Another trade unionist sees the action of the government as setting a treacherous precedent for employers in the construction industry.
“Construction is a dynamic field and you have unscrupulous employers who are now trying to reverse the trend of the common wage or the real wage which construction workers should earn. Everybody is trying to cheapen labor to make profits and in cheapening the labour, government has started to set a standard which is very dangerous for the construction industry,”  Deputy general secretary of the Antigua and Barbuda Workers Union, Chester Hughes said.

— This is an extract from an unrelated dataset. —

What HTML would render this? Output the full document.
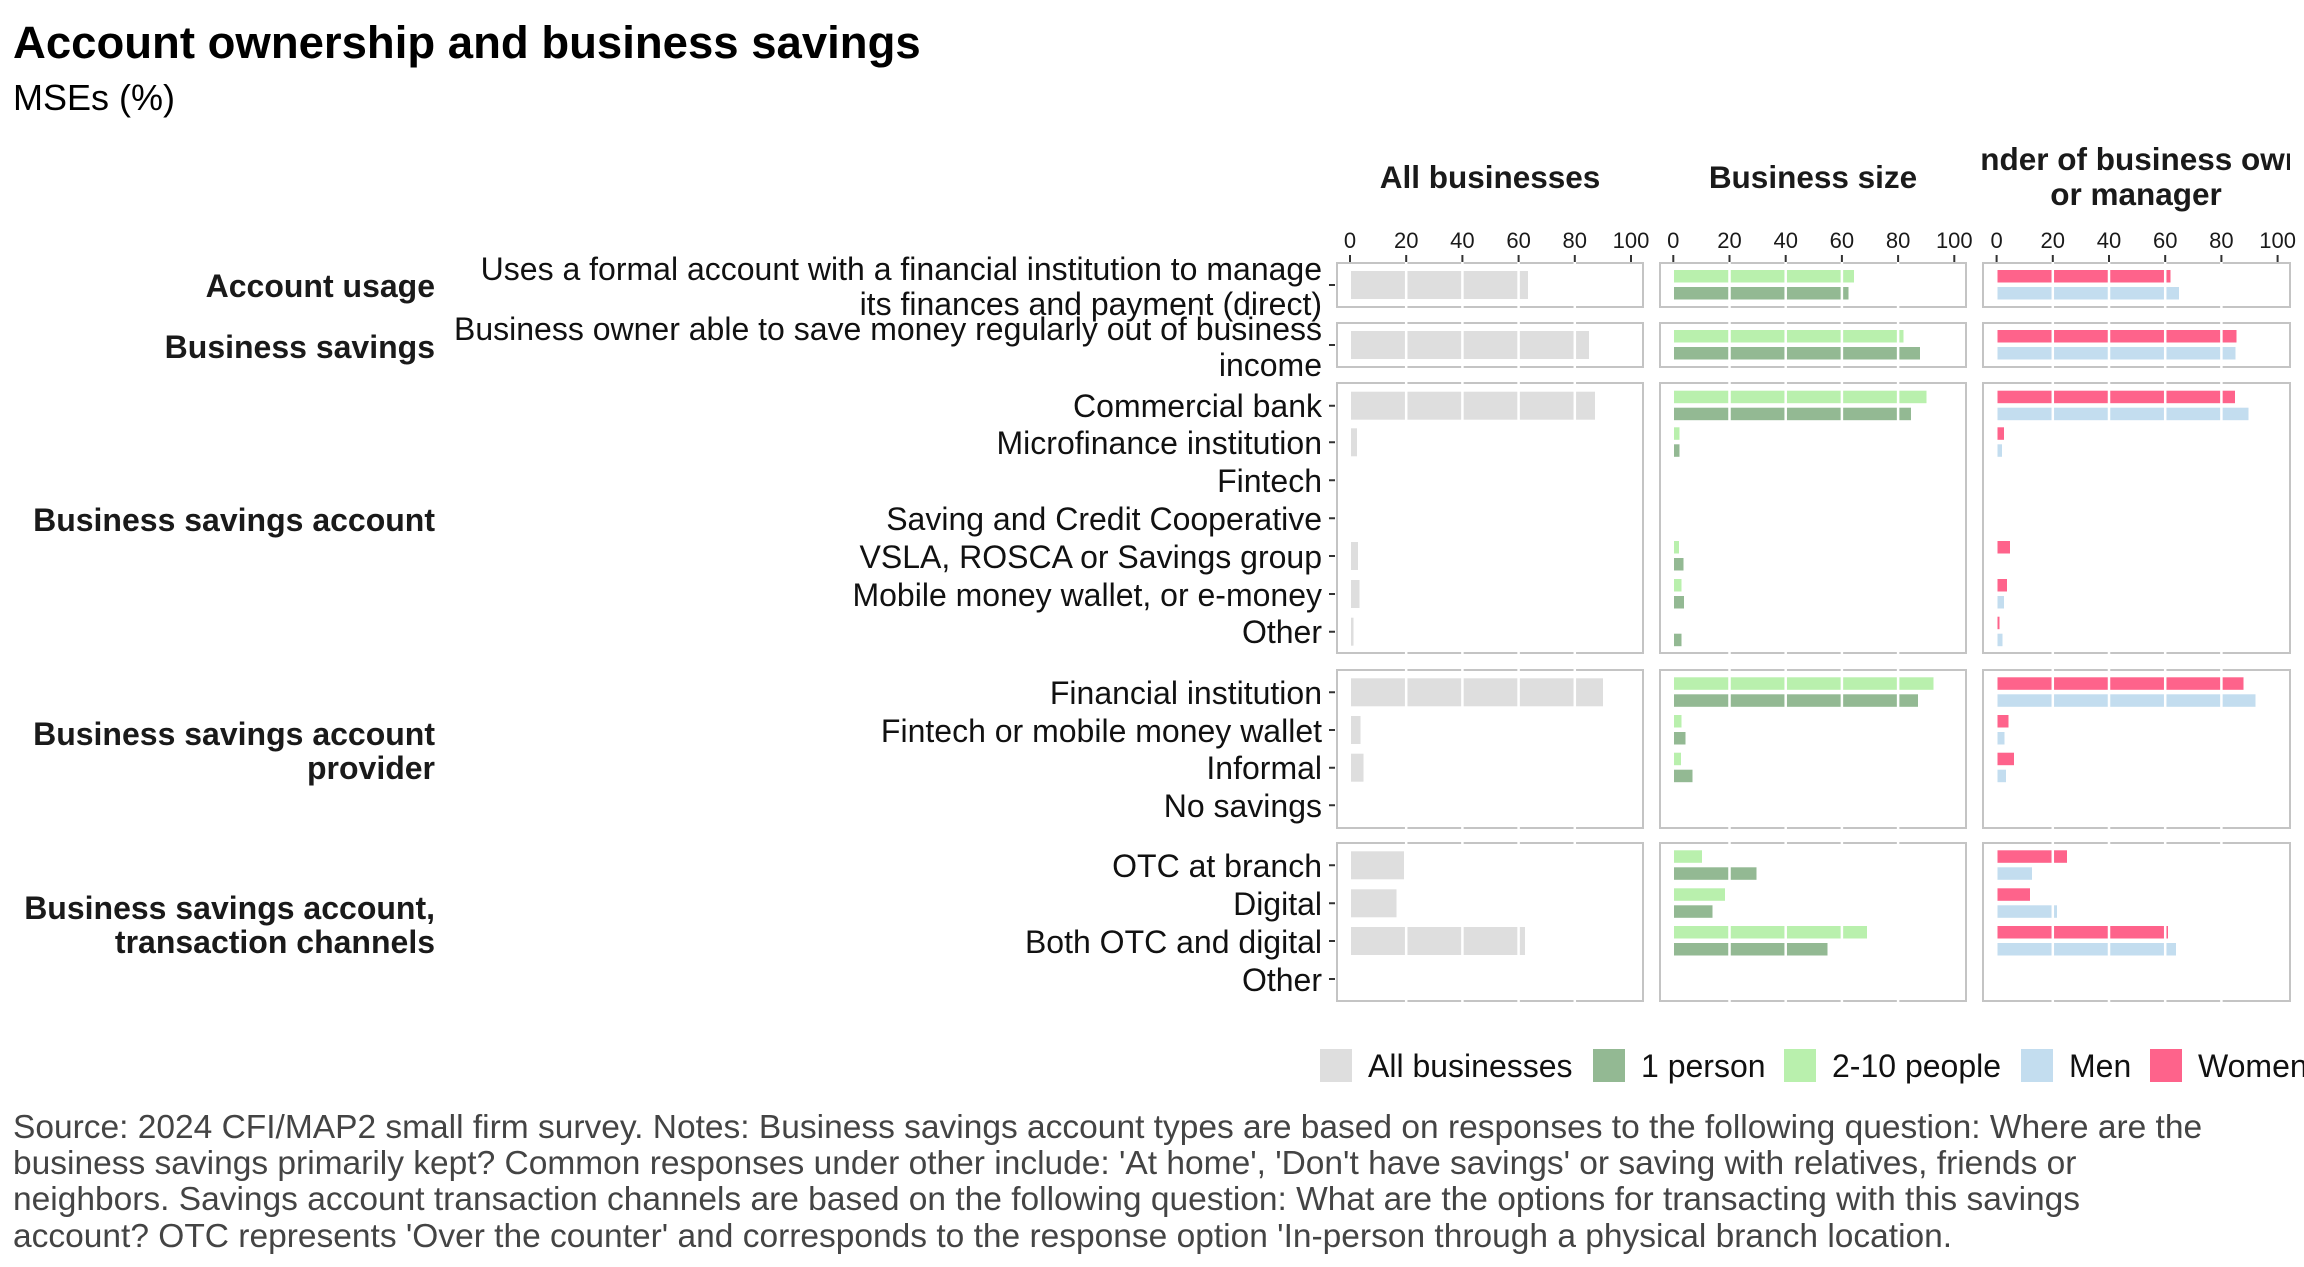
<!DOCTYPE html>
<html><head><meta charset="utf-8"><style>
html,body{margin:0;padding:0;background:#fff;}
svg{display:block;font-family:"Liberation Sans",Arial,sans-serif;}
</style></head><body>
<svg width="2304" height="1267" viewBox="0 0 2304 1267" xmlns="http://www.w3.org/2000/svg">
<defs>
<clipPath id="c3"><rect x="1982" y="130" width="308" height="90"/></clipPath>
</defs>
<text x="13" y="58" font-size="45.5" font-weight="bold" fill="#000">Account ownership and business savings</text>
<text x="13" y="110" font-size="36" fill="#000">MSEs (%)</text>

<g font-size="31.5" font-weight="bold" fill="#1a1a1a" text-anchor="middle">
<text x="1490" y="188">All businesses</text>
<text x="1813" y="188">Business size</text>
<g clip-path="url(#c3)"><text x="2136" y="170">Gender of business owner</text><text x="2136" y="205">or manager</text></g>
</g>

<g font-size="22" fill="#1a1a1a" text-anchor="middle">
<text x="1350" y="248">0</text><text x="1406.2" y="248">20</text><text x="1462.4" y="248">40</text><text x="1518.6" y="248">60</text><text x="1574.8" y="248">80</text><text x="1631" y="248">100</text>
<text x="1673.3" y="248">0</text><text x="1729.5" y="248">20</text><text x="1785.7" y="248">40</text><text x="1841.9" y="248">60</text><text x="1898.1" y="248">80</text><text x="1954.3" y="248">100</text>
<text x="1996.6" y="248">0</text><text x="2052.8" y="248">20</text><text x="2109" y="248">40</text><text x="2165.2" y="248">60</text><text x="2221.4" y="248">80</text><text x="2277.6" y="248">100</text>
</g>
<g stroke="#333" stroke-width="2">
<path d="M1350 255V262M1406.2 255V262M1462.4 255V262M1518.6 255V262M1574.8 255V262M1631 255V262"/>
<path d="M1673.3 255V262M1729.5 255V262M1785.7 255V262M1841.9 255V262M1898.1 255V262M1954.3 255V262"/>
<path d="M1996.6 255V262M2052.8 255V262M2109 255V262M2165.2 255V262M2221.4 255V262M2277.6 255V262"/>
<path d="M1329 285H1335M1329 345H1335M1329 405.7H1335M1329 442.3H1335M1329 480.3H1335M1329 518.3H1335M1329 556H1335M1329 594H1335M1329 631.7H1335M1329 692.3H1335M1329 730H1335M1329 767.7H1335M1329 805.3H1335M1329 865.3H1335M1329 903.3H1335M1329 941H1335M1329 979H1335"/>
</g>

<g font-size="32" font-weight="bold" fill="#1a1a1a" text-anchor="end">
<text x="435" y="297">Account usage</text>
<text x="435" y="358">Business savings</text>
<text x="435" y="531">Business savings account</text>
<text x="435" y="745">Business savings account</text>
<text x="435" y="779">provider</text>
<text x="435" y="919">Business savings account,</text>
<text x="435" y="953">transaction channels</text>
</g>
<g font-size="32" fill="#111" text-anchor="end">
<text x="1322" y="280">Uses a formal account with a financial institution to manage</text>
<text x="1322" y="315">its finances and payment (direct)</text>
<text x="1322" y="340">Business owner able to save money regularly out of business</text>
<text x="1322" y="376">income</text>
<text x="1322" y="417">Commercial bank</text>
<text x="1322" y="454">Microfinance institution</text>
<text x="1322" y="492">Fintech</text>
<text x="1322" y="530">Saving and Credit Cooperative</text>
<text x="1322" y="568">VSLA, ROSCA or Savings group</text>
<text x="1322" y="606">Mobile money wallet, or e-money</text>
<text x="1322" y="643">Other</text>
<text x="1322" y="704">Financial institution</text>
<text x="1322" y="742">Fintech or mobile money wallet</text>
<text x="1322" y="779">Informal</text>
<text x="1322" y="817">No savings</text>
<text x="1322" y="877">OTC at branch</text>
<text x="1322" y="915">Digital</text>
<text x="1322" y="953">Both OTC and digital</text>
<text x="1322" y="991">Other</text>
</g>

<g fill="#fff" stroke="#c4c4c4" stroke-width="2">
<rect x="1337" y="263" width="306" height="44"/><rect x="1660" y="263" width="306" height="44"/><rect x="1983" y="263" width="307" height="44"/>
<rect x="1337" y="323" width="306" height="44"/><rect x="1660" y="323" width="306" height="44"/><rect x="1983" y="323" width="307" height="44"/>
<rect x="1337" y="383" width="306" height="270"/><rect x="1660" y="383" width="306" height="270"/><rect x="1983" y="383" width="307" height="270"/>
<rect x="1337" y="670" width="306" height="158"/><rect x="1660" y="670" width="306" height="158"/><rect x="1983" y="670" width="307" height="158"/>
<rect x="1337" y="843" width="306" height="158"/><rect x="1660" y="843" width="306" height="158"/><rect x="1983" y="843" width="307" height="158"/>
</g>

<g fill="#dedede">
<rect x="1351" y="271" width="177" height="28"/>
<rect x="1351" y="331" width="238" height="28"/>
<rect x="1351" y="391.7" width="244" height="28"/>
<rect x="1351" y="428.3" width="6" height="28"/>
<rect x="1351" y="542" width="7" height="28"/>
<rect x="1351" y="580" width="8.5" height="28"/>
<rect x="1351" y="617.7" width="2.5" height="28"/>
<rect x="1351" y="678.3" width="252" height="28"/>
<rect x="1351" y="716" width="9.5" height="28"/>
<rect x="1351" y="753.7" width="12.5" height="28"/>
<rect x="1351" y="851.3" width="53" height="28"/>
<rect x="1351" y="889.3" width="45.5" height="28"/>
<rect x="1351" y="927" width="174" height="28"/>
</g>

<g fill="#b9f0ad">
<rect x="1674" y="270" width="180" height="12.5"/>
<rect x="1674" y="330" width="229.5" height="12.5"/>
<rect x="1674" y="390.7" width="252.5" height="12.5"/>
<rect x="1674" y="427.3" width="5.5" height="12.5"/>
<rect x="1674" y="541" width="5" height="12.5"/>
<rect x="1674" y="579" width="7.5" height="12.5"/>
<rect x="1674" y="677.3" width="259.5" height="12.5"/>
<rect x="1674" y="715" width="7.5" height="12.5"/>
<rect x="1674" y="752.7" width="7" height="12.5"/>
<rect x="1674" y="850.3" width="28" height="12.5"/>
<rect x="1674" y="888.3" width="51" height="12.5"/>
<rect x="1674" y="926" width="193" height="12.5"/>
</g>
<g fill="#93b993">
<rect x="1674" y="287" width="174.5" height="12.5"/>
<rect x="1674" y="347" width="246" height="12.5"/>
<rect x="1674" y="407.7" width="237" height="12.5"/>
<rect x="1674" y="444.3" width="5.5" height="12.5"/>
<rect x="1674" y="558" width="9.5" height="12.5"/>
<rect x="1674" y="596" width="10" height="12.5"/>
<rect x="1674" y="633.7" width="7.5" height="12.5"/>
<rect x="1674" y="694.3" width="244" height="12.5"/>
<rect x="1674" y="732" width="11.5" height="12.5"/>
<rect x="1674" y="769.7" width="18.5" height="12.5"/>
<rect x="1674" y="867.3" width="82.5" height="12.5"/>
<rect x="1674" y="905.3" width="38.5" height="12.5"/>
<rect x="1674" y="943" width="153.5" height="12.5"/>
</g>

<g fill="#fe638b">
<rect x="1997.5" y="270" width="173" height="12.5"/>
<rect x="1997.5" y="330" width="239" height="12.5"/>
<rect x="1997.5" y="390.7" width="237.5" height="12.5"/>
<rect x="1997.5" y="427.3" width="6.5" height="12.5"/>
<rect x="1997.5" y="541" width="12.5" height="12.5"/>
<rect x="1997.5" y="579" width="9.5" height="12.5"/>
<rect x="1997.5" y="616.7" width="2" height="12.5"/>
<rect x="1997.5" y="677.3" width="246" height="12.5"/>
<rect x="1997.5" y="715" width="11" height="12.5"/>
<rect x="1997.5" y="752.7" width="16.5" height="12.5"/>
<rect x="1997.5" y="850.3" width="69.5" height="12.5"/>
<rect x="1997.5" y="888.3" width="32.5" height="12.5"/>
<rect x="1997.5" y="926" width="170.5" height="12.5"/>
</g>
<g fill="#c3ddef">
<rect x="1997.5" y="287" width="181.5" height="12.5"/>
<rect x="1997.5" y="347" width="238" height="12.5"/>
<rect x="1997.5" y="407.7" width="251" height="12.5"/>
<rect x="1997.5" y="444.3" width="4.5" height="12.5"/>
<rect x="1997.5" y="596" width="6.5" height="12.5"/>
<rect x="1997.5" y="633.7" width="5" height="12.5"/>
<rect x="1997.5" y="694.3" width="258" height="12.5"/>
<rect x="1997.5" y="732" width="7" height="12.5"/>
<rect x="1997.5" y="769.7" width="8.5" height="12.5"/>
<rect x="1997.5" y="867.3" width="34.5" height="12.5"/>
<rect x="1997.5" y="905.3" width="59.5" height="12.5"/>
<rect x="1997.5" y="943" width="178.5" height="12.5"/>
</g>

<g stroke="#fff" stroke-width="2.5">
<path d="M1406.2 262V1002M1462.4 262V1002M1518.6 262V1002M1574.8 262V1002"/>
<path d="M1729.5 262V1002M1785.7 262V1002M1841.9 262V1002M1898.1 262V1002"/>
<path d="M2052.8 262V1002M2109 262V1002M2165.2 262V1002M2221.4 262V1002"/>
</g>
<g fill="#fff"><rect x="1336" y="309" width="968" height="12"/><rect x="1336" y="369" width="968" height="12"/><rect x="1336" y="655" width="968" height="13"/><rect x="1336" y="830" width="968" height="11"/><rect x="1336" y="1003" width="968" height="20"/></g>

<g font-size="32" fill="#111">
<rect x="1320" y="1049" width="32" height="33" fill="#dedede"/><text x="1368" y="1077">All businesses</text>
<rect x="1593" y="1049" width="32" height="33" fill="#93b993"/><text x="1641" y="1077">1 person</text>
<rect x="1784" y="1049" width="32" height="33" fill="#b9f0ad"/><text x="1832" y="1077">2-10 people</text>
<rect x="2021" y="1049" width="32" height="33" fill="#c3ddef"/><text x="2069" y="1077">Men</text>
<rect x="2150" y="1049" width="32" height="33" fill="#fe638b"/><text x="2198" y="1077">Women</text>
</g>

<g font-size="33.5" fill="#444">
<text x="13" y="1138">Source: 2024 CFI/MAP2 small firm survey. Notes: Business savings account types are based on responses to the following question: Where are the</text>
<text x="13" y="1174">business savings primarily kept? Common responses under other include: 'At home', 'Don't have savings' or saving with relatives, friends or</text>
<text x="13" y="1210">neighbors. Savings account transaction channels are based on the following question: What are the options for transacting with this savings</text>
<text x="13" y="1247">account? OTC represents 'Over the counter' and corresponds to the response option 'In-person through a physical branch location.</text>
</g>
</svg>
</body></html>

“YIDA tomorrow may decide that they are not a part of any collective agreement with any construction association and this is the wage they are going to pay based on the unemployment situation and you either take it or leave it. This is where the labour department must now step in and say there is an industry standard based on a collective agreement which governs this industry and whether or not you are signatories to that collective agreement that is the standard we wish to use to protect the people in this industry.”